Al margen del retrato, las formas del arte, de todas las artes, nos afectan por algo que es del orden de esa significación. De ahí es, por otra parte, de donde podemos hacer que aflore al menos una especie de sombra o de alusión, sin obra de arte y sin ser artista, si logramos detenernos un momento en la imagen, en el sonido, en la fragancia... Por ejemplo, el verde de esta hoja de árbol, su matiz pálido, claro, ligeramente amarillo y también reluciente, como húmedo, y además frágil, fugaz incluso, escurridizo, es decir, tal como sólo un pintor sabría no ya reproducirlo, sino darnos la posibilidad de volver indefinidamente a una aparición mínima y fugitiva. Por ejemplo, los innumerables matices de las hojas, de las hierbas, de los campos, de los reflejos en el agua de un Corot como Lectora en un río arbolado. Pero en un cuadro como ése –entre millones– los verdes, todos los verdes y sus gamas, sus trazos, sus presiones, sus caricias, sus vibraciones, se captan en el conjunto de una escena, es decir, de un modo de presencia y de mirada, de un haz de vibraciones, de referencias internas y alusiones externas, en un juego de resonancias que define una unidad singular: no la de un «paisaje» ni la de una «escena», sino más bien la de una «vista» (veduta, como se decía en la pintura italiana del Renacimiento).
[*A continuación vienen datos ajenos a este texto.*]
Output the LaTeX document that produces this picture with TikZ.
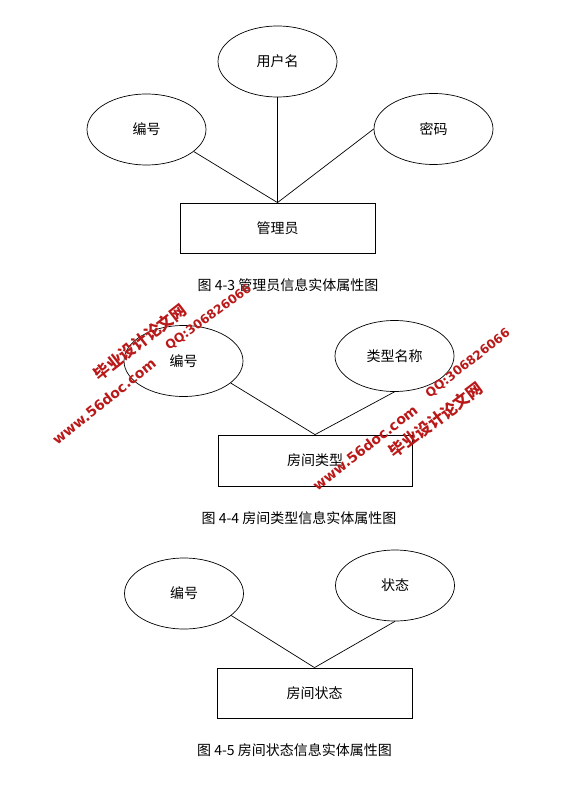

Se me da a ver una vista, es decir, una especie de retrato, la mirada de alguien.
Ese alguien no es el individuo que la ha pintado –Corot o Braque–, sino otra mirada que pasa por la suya. Una potencia y una forma de ver –la forma propia de una potencia– que proceden de un mundo, de un pueblo, de una época, de una historia (del arte y de todo lo demás). Tal vez sea eso la «evidencia»: una clara visibilidad recibida y/o hecha posible gracias a una clara visión. La evidencia sólo se entrega a una mirada que sabe verla. Es un poco lo que dice Descartes a propósito del ego sum: si uno no lo ve, yo no puedo hacer nada… Y, por otra parte, hay sin duda una evidencia en el corazón de toda filosofía, una evidencia en la que hay que penetrar –o por la que hay que dejarse embargar– para empezar a «comprenderla». Por ejemplo, la Idea de Platón, el Concepto de Hegel, el Ser de Heidegger… la différance de Derrida o la «creación de conceptos» de Deleuze. En cada ocasión se trata de algo más que de una significación: se trata también de una visión, de una mirada y de una cierta «visión», imagen, aspecto, que es también un tono, una tensión, una energía… (se me acaba de ocurrir que esa palabra en griego –energeia– se parece a la palabra que significa evidencia –enargeia–, parecido fónico pero sugestivo…).
JL: Su respuesta me recuerda una observación brillante de Paul Klee: en el Impresionismo, la impresión se recibe; en el Expresionismo, se transmite… Transmitir una impresión, todo está ya ahí, y sin duda no se la puede recibir sin transmitirla, sin restituirla, puesto que no hay visibilidad sin visión. El caso es que Paul Klee no necesita más que la energía del artista para escribir su retrato, pues ser artista no consiste en imitar una forma fija, sino en crear nuevas formas, en trazar nuevas líneas de energía que siguen las exigencias plásticas y, por lo tanto, deforman el mundo sensible en lugar de instalarlo. El artista transmite el mundo de otro modo; cada forma tiene así «un rostro, una fisonomía», y nada se sostiene simplemente de pie: la formación plástica puede exigir que unas casas se eleven torcidas, sin que por ello se derrumben.